This post begins the creation of a blog that aims to become the main source of news and information about the evolution of speech, from primate vocalizations to meaningful exchanges.
I say speech rather than language because speech is a concrete behavior while language is an abstraction. In order to speak our ancestors had to evolve all the general elements of language (e.g., the ability to utter words in syntactical form) along with the specific powers of making verbal sounds. Some investigators have speculated that sign language predated speech, but even if that notion proves correct, it is speech that characterized humans when they emerged into history. The questions that concern this blog are where did that behavior come from? Why did we evolve it? When did we evolve it? How did we evolve it? Somehwere along the human line our ancestors began speaking while chimpanzee ancestors did not. What accounts for the difference?
Unfortunately, scholars are not agreed on what makes speech different from animal vocalizations, as will become clear the moment people begin to define the differences. Some common examples of difference between speaking and vocalizing include:
- A larger vocabulary: Although stressing this difference will strike many as tragically naïve, it is in some sense plainly correct. Ape vocalizations are few. Long before their second birthdays, toddlers probably have larger vocabularies.
- Syntax: Noam Chomsky once defined a language as the full set of sentences that can be generated by its grammatical rules. The full set, by the way, is infinite. Chimpanzees cannot string their vocalizations into grammatically organized sentences. On the other hand, speech is a performance and often not syntactical. "And then!" is not a full English sentence, but it can be effective and quite meaningful speech. Syntax is taken as speaking's critical difference by those who believe that humans are computing machines and that their speech has been generated entirely through a process of mechanical computation.
- Symbolic representation: Words are profoundly unlike vocalizations for having a symbolic meaning. Gorillas can point or learn their name, but they cannot express themselves symbolically. That is to say, they cannot communicate about anything beyond their perceptual gestalt of the here and now. The importance of symbols as the distinguishing difference of human thought has long been accepted by many schools of philosophy and retains its central role among many people who have not embraced syntax as the key difference.
- Concern for another: Speech requires listeners as well as speakers, and to listen you have to care about what is going on in the head of another. Such concern is not completely unknown in the non-human universe. Mothers are often concerned teachers of their young, but for speech to work that concern must be generalized to a larger group.
- Imagination: Imagination gives us something to say. You may be concerned about me, but if I have nothing to report your concern will go unsatisfied. It would take more than the gift of tongues to make your beloved pet cat speak. A whole new way of experiencing the world would have to be added before meow became insufficient to the moment. Much speech has a subjective side. It includes emotions, point of view, taste, and attitude. At any given moment, most of us are only dimly aware of any of these things but without consciousness of some part of the subjective stew we will have nothing to say that vocalization could not satisfy.
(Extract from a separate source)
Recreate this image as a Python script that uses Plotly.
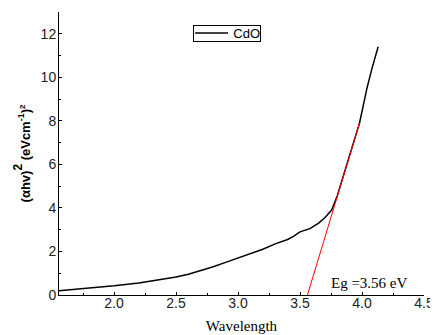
import plotly.graph_objects as go

energy = [1.556, 1.7, 1.8, 2.0, 2.2, 2.4, 2.5, 2.6, 2.7, 2.8, 2.9, 3.0, 3.1, 3.2, 3.3, 3.4, 3.45, 3.5, 3.58, 3.65, 3.70, 3.755, 3.80, 3.85, 3.90, 3.95, 3.98, 4.01, 4.04, 4.08, 4.13]
ahv2 = [0.2, 0.27, 0.32, 0.42, 0.55, 0.72, 0.83, 0.95, 1.12, 1.3, 1.5, 1.7, 1.9, 2.1, 2.35, 2.55, 2.7, 2.9, 3.05, 3.3, 3.55, 3.9, 4.55, 5.45, 6.4, 7.3, 7.9, 8.7, 9.5, 10.4, 11.4]
fit_x = [3.56, 3.98]
fit_y = [0.0, 7.9]
x_ticks = [2.0, 2.5, 3.0, 3.5, 4.0, 4.5]
y_ticks = [0, 2, 4, 6, 8, 10, 12]

fig = go.Figure()
fig.add_trace(go.Scatter(x=energy, y=ahv2, mode="lines", name="CdO",
                         line=dict(color="black", width=1.5)))
fig.add_trace(go.Scatter(x=fit_x, y=fit_y, mode="lines", showlegend=False,
                         line=dict(color="red", width=1)))

fig.add_annotation(x=4.06, y=0.55, text="Eg =3.56 eV", showarrow=False,
                   font=dict(family="Liberation Serif", size=15, color="black"))

# framed legend
fig.add_annotation(xref="paper", yref="paper", x=0.367, y=0.954, xanchor="left", yanchor="top",
                   text="CdO", showarrow=False, width=66, height=15, align="right",
                   bordercolor="black", borderwidth=1, borderpad=0,
                   font=dict(family="Liberation Sans", size=13, color="black"))
fig.add_shape(type="line", xref="paper", yref="paper", x0=0.373, x1=0.463, y0=0.926, y1=0.926,
              line=dict(color="black", width=1.5))

fig.update_layout(
    width=430, height=327,
    margin=dict(l=51, r=14, t=4, b=40),
    plot_bgcolor="white", paper_bgcolor="white",
    font=dict(family="Liberation Sans", size=14, color="#222"),
    showlegend=False,
)
fig.update_xaxes(range=[1.556, 4.5], tickvals=x_ticks, ticktext=[f"{v:.1f}" for v in x_ticks],
                 showline=True, linecolor="black", linewidth=1, showgrid=False, zeroline=False,
                 ticks="inside", ticklen=3, tickcolor="black", automargin=False, ticklabelstandoff=-5,
                 minor=dict(ticks="inside", ticklen=2, dtick=0.25, tickcolor="black"),
                 title=dict(text="Wavelength", font=dict(family="Liberation Serif", size=15, color="black"), standoff=10))
fig.update_yaxes(range=[0, 13], tickvals=y_ticks,
                 showline=True, linecolor="black", linewidth=1, showgrid=False, zeroline=False,
                 ticks="inside", ticklen=3, tickcolor="black", automargin=False, ticklabelstandoff=-1,
                 minor=dict(ticks="inside", ticklen=2, dtick=1, tickcolor="black"),
                 title=dict(text="<b>(αhv)<span style='font-size:17px'><sup>2</sup></span> (eVcm<sup>-1</sup>)<span style='font-size:11px'><sup>2</sup></span></b>",
                            font=dict(family="Liberation Sans", size=13, color="black"), standoff=7))

fig.write_html("out.html")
There is very much of a chicken-and-egg quality here because speech brings out consciousness of our difference from others, giving speakers more to think about and say. Humanists stress this difference.
- Speech Organs: The idea that speech organs alone were enough to explain speaking had strong support 40 years ago. Many people argued that chimpanzees could use language if only they were not required to produce and attend to sounds. The notion led to a variety of experimental efforts at teaching apes to communicate silently, most famously in attempts to teach sign languages to young gorillas and chimpanzees. This work established that primates could use signs as references, but it also showed that, even when given every opportunity and encouragement, they do not organize these signs grammatically nor do they turn them into symbols. This work was a great triumph of experimental science, settling in a few years an argument that might have lasted for generations if it had remained a philosophical dispute. Speaking cannot simply reflect our body’s ability to fine tune sounds. In that chicken or the egg question, we have a fact: the organs of speech are a chicken that came out of an egg that already supported some Difference with our non-verbal, primate cousins. Obviously, the evolution of speech involved a great deal of anatomical adaptations, but they have the look of a lagging indicator.
If we understood the development of each of these elements of speaking, we would have a good, detailed knowledge of just what it is that made humans human. Sadly we must admit that with so many circumstances lost forever, the best we can hope for is probably a very grainy story. But right now, grainy sounds good. The task of this blog will be to develop the stories of these various elements and, from time to time, see if they can be combined into any sort of image, no matter how grainy.
Heard about the blog from Cognitive Daily. Just wanted to say good luck and I'm adding this to 'blogs I read' on my own blog. I'm a syntactician also interested in biolinguistic questions. Happy blogging!